Soft Baked Zucchini Cookies

by Diane Boyd

Ingredients (3 dozen)

  • 1 pound zucchini (about 2 medium)
  • 1 1/2 cups sifted all-purpose flour
  • 1 1/2 cups 100% white whole wheat flour
  • 2 teaspoons baking powder
  • 1/4 teaspoon baking soda
  • 2 teaspoons cinnamon
  • 1/4 teaspoon nutmeg
  • 1 teaspoon salt
  • 2 large eggs
  • 1 cup sugar
  • 1/2 cup brown sugar, packed
  • 6 tablespoons cup canola oil
  • 6 tablespoons low fat Greek yogurt
  • 2 teaspoons vanilla extract


1. Heat oven to 350 degrees F. Line baking sheets with parchment paper.

2. Trim stem and root end of zucchini. Using a box grater, grate zucchini. You should have about 3 cups.

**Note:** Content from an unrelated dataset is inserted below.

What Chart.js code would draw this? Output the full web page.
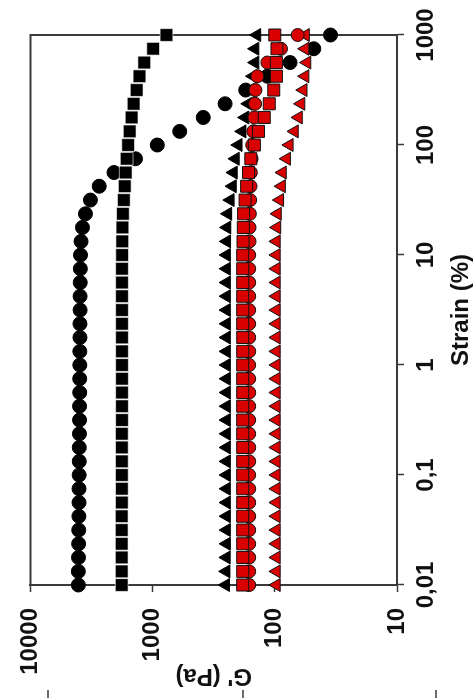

3. Place the grated zucchini in a clean kitchen towel or several layers of cheese cloth and squeeze to press out as much liquid as possible.

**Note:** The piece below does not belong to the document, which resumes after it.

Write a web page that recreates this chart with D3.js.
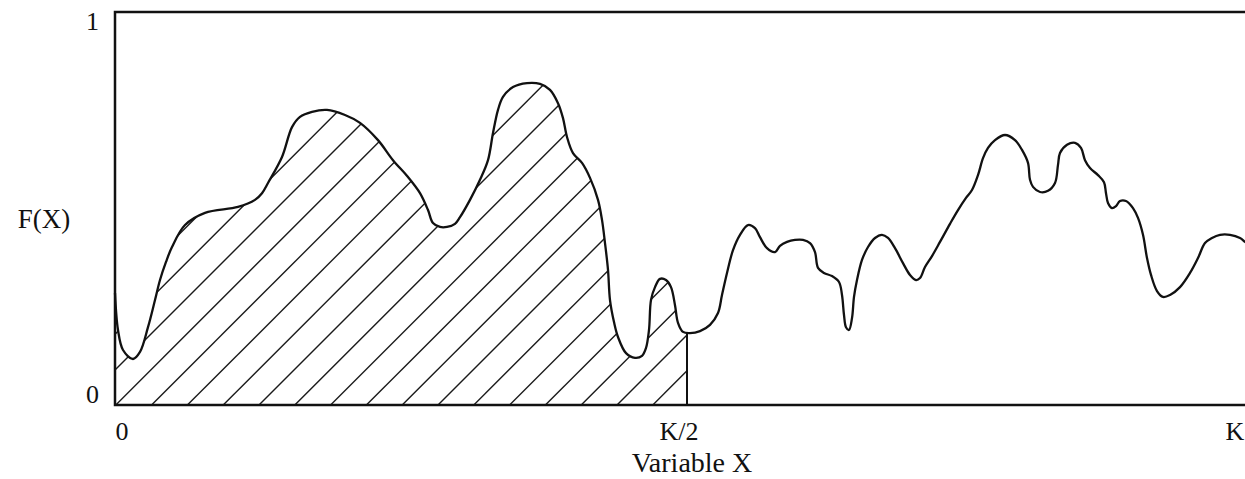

4. Combine the dry ingredients in a large mixing bowl.

5. In a separate bowl, whisk together eggs, sugar, oil, Greek yogurt and vanilla extract .

6. Add grated zucchini to dry ingredients. Pour liquids over the top. Gently stir and fold just until no more flour is visible.

7.Drop cookie dough by rounded tablespoons onto parchment lined baking sheets.

8. Bake about 10-15 minutes, or until edges are firm. Cool on baking sheets for 2 minutes, then remove to wire racks to cool completely.